Neutrinos - Philosophical Concept | Alexandria
Neutrinos: Ghostly particles of the subatomic realm, neutrinos are fundamental fermions with no electric charge and minuscule mass, infamous for their elusiveness and pivotal in understanding nuclear processes within stars and the very architecture of the cosmos. Often dubbed "ghost particles" due to their weak interaction with matter, neutrinos challenge our intuition about the tangible, forcing us to reconsider what constitutes "reality" at its most fundamental level.

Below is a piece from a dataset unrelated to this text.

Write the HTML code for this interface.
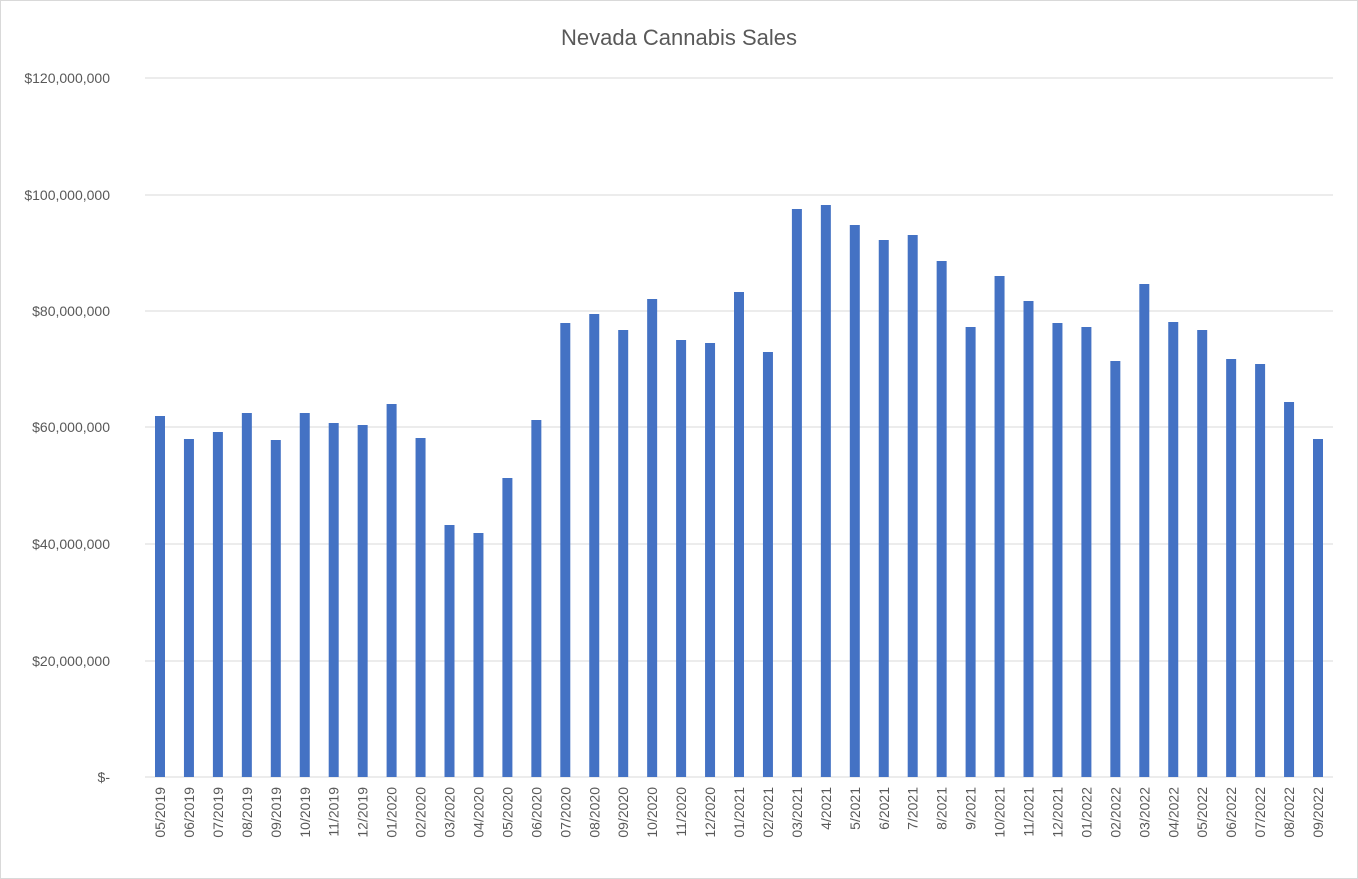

The concept of the neutrino emerged from the theoretical challenges posed by beta decay. In a desperate attempt to save the fundamental laws of physics from violating conservation of energy, momentum and spin, Wolfgang Pauli proposed its existence in a 1930 letter addressed to a conference on radioactivity in Tubingen. This "desperate remedy," as he called it, introduced an unobservable neutral particle as a means to account for the missing energy in beta decay. Pauli himself remained skeptical of the neutrino's physical existence, famously remarking, "I have done a terrible thing, I have postulated a particle that cannot be detected."
As nuclear physics progressed, the neutrino transitioned from a theoretical construct to a detected entity. Reines and Cowan's experiment in 1956 at the Savannah River nuclear reactor marked the first definitive detection of the neutrino, corroborating Pauli’s audacious hypothesis. Further studies unveiled that neutrinos came in different “flavors” such as electron, muon, and tau. What stunned scientists most was the discovery of neutrino oscillation, a quantum mechanical phenomenon whereby a neutrino created with a specific flavor can later be measured to have a different one. This discovery implied that neutrinos have mass, however small, a result that sent ripples of reconsideration through the Standard Model of particle physics.
Neutrinos continue to exert an undeniable influence on both scientific inquiry and cultural imagination. Detectors buried deep underground in locations around the world such as Super-Kamiokande in Japan and the IceCube Neutrino Observatory at the South Pole work diligently to capture traces of these elusive particles and therefore better understand the inner workings of the sun, supernova explosions, and even the origins of the universe. The persistent mysteries surrounding neutrino mass, their behavior in the early universe, and their possible connection to dark matter ensure their enduring mystique. Do these ghostly particles hold the key to unlocking profound secrets about our universe that lie hidden just beyond our grasp?